Latest figures from HM Revenue and Customs show those earning £160,000-a-year – putting them in the top one per cent – will pay 29.8 per cent of all income tax.

It has risen sharply in the last decade. In 2003 the same group accounted for just 20 per cent of the total income tax raised.

So while the tax burden has fallen for low earners the burden has increased by almost 50% for top earners.

When someone buys a large house (so called mansion) the Stamp duty is sky high compared to the average house. A £200k house is taxed at 1% a'mansion' valued over £2m is taxed at 7%

It seems that the people who have made it are always attacked for achieving. yes I know there are a few that don't deserve what they take but on the whole most high earners work their whatsits off for what they get.

C.

Al said...

I'm not suggesting throwing anyone out of their houses, but merely tweaking the incentives to make downsizing more attractive. Also, all mansion tax proposals currently on the table suggest that for the cash-poor, asset-rich elderly the mansion tax could be rolled up into inheritance tax -- so no one would be forced to leave (although they might choose to downsize in order to preserve their children's inheritance).
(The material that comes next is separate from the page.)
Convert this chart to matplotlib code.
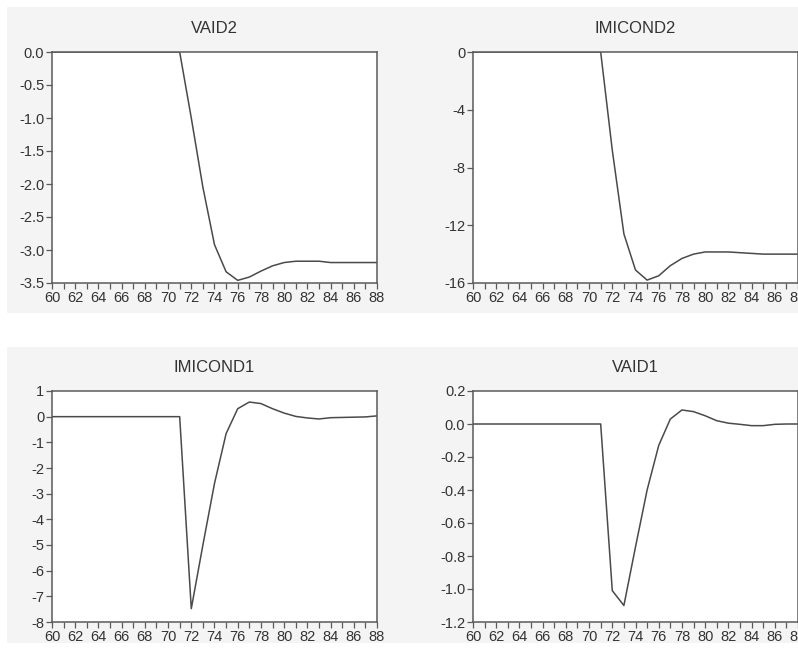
import matplotlib
matplotlib.use("Agg")
import matplotlib.pyplot as plt
from matplotlib.patches import Rectangle
from matplotlib.ticker import MultipleLocator, FormatStrFormatter

plt.rcParams['font.family'] = ['Liberation Sans', 'DejaVu Sans']
plt.rcParams['axes.unicode_minus'] = False

years = list(range(60, 89))

vaid2 = [0.0] * 12 + [-1.0, -2.05, -2.92, -3.33, -3.46, -3.41, -3.32, -3.24, -3.19,
                      -3.17, -3.17, -3.17, -3.19, -3.19, -3.19, -3.19, -3.19]
imicond2 = [0.0] * 12 + [-6.8, -12.6, -15.1, -15.8, -15.5, -14.8, -14.3, -14.0, -13.85,
                         -13.85, -13.85, -13.9, -13.95, -14.0, -14.0, -14.0, -14.0]
imicond1 = [0.0] * 12 + [-7.48, -5.0, -2.6, -0.66, 0.31, 0.57, 0.51, 0.31, 0.14,
                         0.01, -0.05, -0.09, -0.04, -0.03, -0.02, -0.01, 0.03]
vaid1 = [0.0] * 12 + [-1.01, -1.10, -0.745, -0.40, -0.13, 0.03, 0.085, 0.075, 0.05,
                      0.02, 0.005, -0.002, -0.01, -0.01, -0.002, 0.0, 0.0]

titles = ["VAID2", "IMICOND2", "IMICOND1", "VAID1"]
series = [vaid2, imicond2, imicond1, vaid1]
ylims = [(-3.5, 0.0), (-16, 0), (-8, 1), (-1.2, 0.2)]
ysteps = [0.5, 4, 1, 0.2]
yfmts = ["%.1f", "%d", "%d", "%.1f"]

W, H = 798, 650
fig = plt.figure(figsize=(W / 100, H / 100), dpi=100)
fig.patch.set_facecolor("white")

bg = "#f4f4f4"
for (x0, y0, x1, y1) in [(7, 7, 800, 313), (7, 347, 800, 643)]:
    fig.patches.append(Rectangle((x0 / W, 1 - y1 / H), (x1 - x0) / W, (y1 - y0) / H,
                                 transform=fig.transFigure, facecolor=bg,
                                 edgecolor="none", zorder=-10))

# axes pixel boxes: left, top, right, bottom
boxes = [(52, 52, 377, 283), (473, 52, 798, 283), (52, 391, 377, 622), (473, 391, 798, 622)]

for box, title, ys, yl, st, fmt in zip(boxes, titles, series, ylims, ysteps, yfmts):
    l, t, r, b = box
    ax = fig.add_axes([l / W, 1 - b / H, (r - l) / W, (b - t) / H])
    ax.set_zorder(1)
    ax.set_facecolor("white")
    ax.plot(years, ys, color="#4a4a4a", lw=1.1)
    ax.set_xlim(60, 88)
    ax.set_ylim(*yl)
    ax.xaxis.set_major_locator(MultipleLocator(2))
    ax.xaxis.set_minor_locator(MultipleLocator(1))
    ax.yaxis.set_major_locator(MultipleLocator(st))
    ax.yaxis.set_major_formatter(FormatStrFormatter(fmt))
    ax.tick_params(axis="both", which="both", direction="out", length=4, width=0.9,
                   colors="#5a5a5a", labelcolor="#333333", labelsize=10.5, pad=1.5)
    for sp in ax.spines.values():
        sp.set_color("#5a5a5a")
        sp.set_linewidth(1.1)
    ax.set_title(title, fontsize=12, color="#333333", pad=14)

fig.savefig("out.png", dpi=100, facecolor="white")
On the point that the rich pay more income tax than the poor, that is obviously true but it's also completely missing the point. It is the percentage of their income that they pay in tax (measured across all taxes, not just income tax) which is the important. The poor do of course pay a lower percentage of their income in direct taxes (such as income tax) but everyone forgets that they pay a much much higher percentage of their incomes in indirect taxes (such as VAT), which means that in total they pay a higher percentage of their income in tax than the rich. Have a read of this link if you don't believe me -- it starts off with some shocking statistics from none other than the ONS: http://www.taxresearch.org.uk/Blog/2013/07/11/the-inequality-of-the-uk-tax-system/

I'm guessing the reason why the top earners are paying paying a higher proportion of the total income tax take is simply because very high salaries have been even more grossly inflated over the past 10 years, not because they are paying a much higher % of income tax.

And this isn't about "knocking success"; that's just the classic cheap jibe made at anyone who doesn't close their eyes to the fact that the tax system is manifestly unfair.